Yep, and I acknowledge it’s tough. Well, tough to implement in a way that’s coherent between validation and actual optimization. On the optimization side, the pointer field in a Vec<T> is already a Unique<T>; if loads through Unique pointers are given LLVM noalias metadata, I think that’s enough to let LLVM make the optimization in question. (Which AFAIK was part of the original motivation for Unique, given the comment about aliasing guarantees, but isn’t currently implemented, as Unique isn’t a lang item.) But it seems like validation would have to use a totally separate mechanism to indicate the range of addresses to lock, given that that depends on the separate len field.

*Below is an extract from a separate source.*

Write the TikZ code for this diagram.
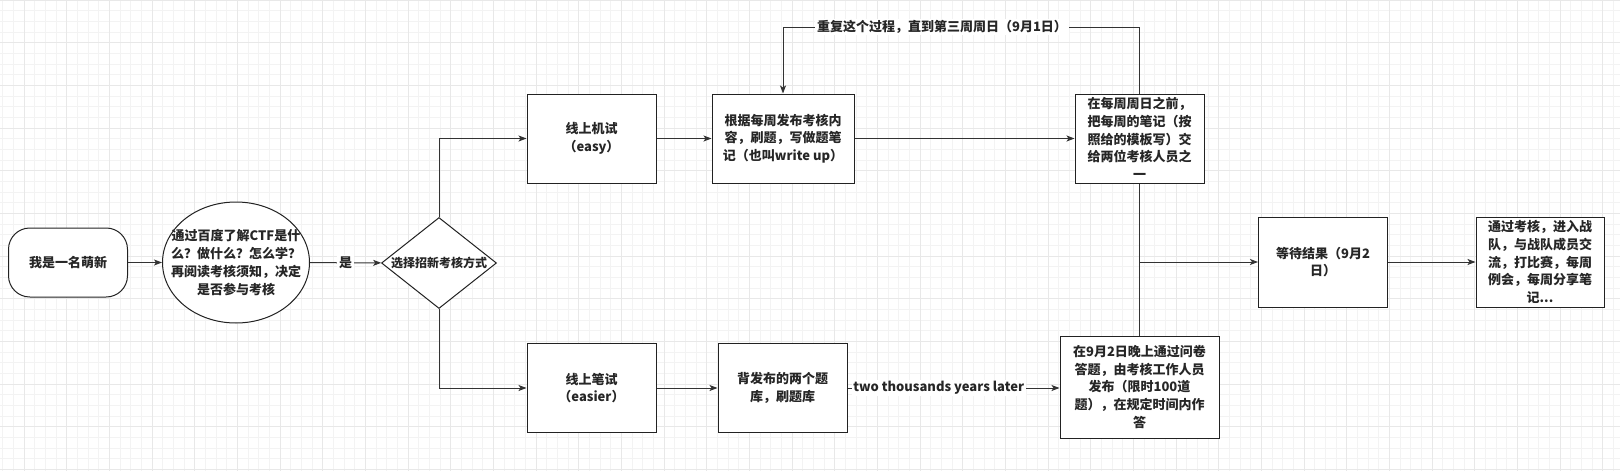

Also, I guess there are weird semantic corner cases. Consider this code:

let vec: Vec<i32> = vec![1, 2, 3];
let mut foo: i32 = 1;
let out_of_range_index = vec.as_ptr().offset_to(&mut foo as *const i32).unwrap() as usize;
let read1 = *vec.get_unchecked(out_of_range_index); // this reads `foo`
foo = 2;
let read2 = *vec.get_unchecked(out_of_range_index); // ditto

As far as I can tell, under your model, this code is perfectly legal - at least if the Vec contents happen to be located before foo in memory, so that vec.get_unchecked(out_of_range_index) doesn’t wrap around the address space. Even if the Vec contents were write locked, that wouldn’t cause any conflict with accesses to a different memory region. But if LLVM optimized multiple accesses to the same index, it could coalesce read1 and read2 into one read, even though the value changed in between.

Then again, that isn’t just an issue for Vec, but any kind of array, including fixed-length arrays, which I’d assume your proposal already covers. Yet it would be highly desirable for Rust’s semantics to allow taking advantage of LLVM’s existing noalias functionality. Perhaps that code would have aliasing assumptions disabled due to using unsafe? Or perhaps it should just be independently considered UB to index a slice out of bounds (even using get_unchecked), regardless of aliasing?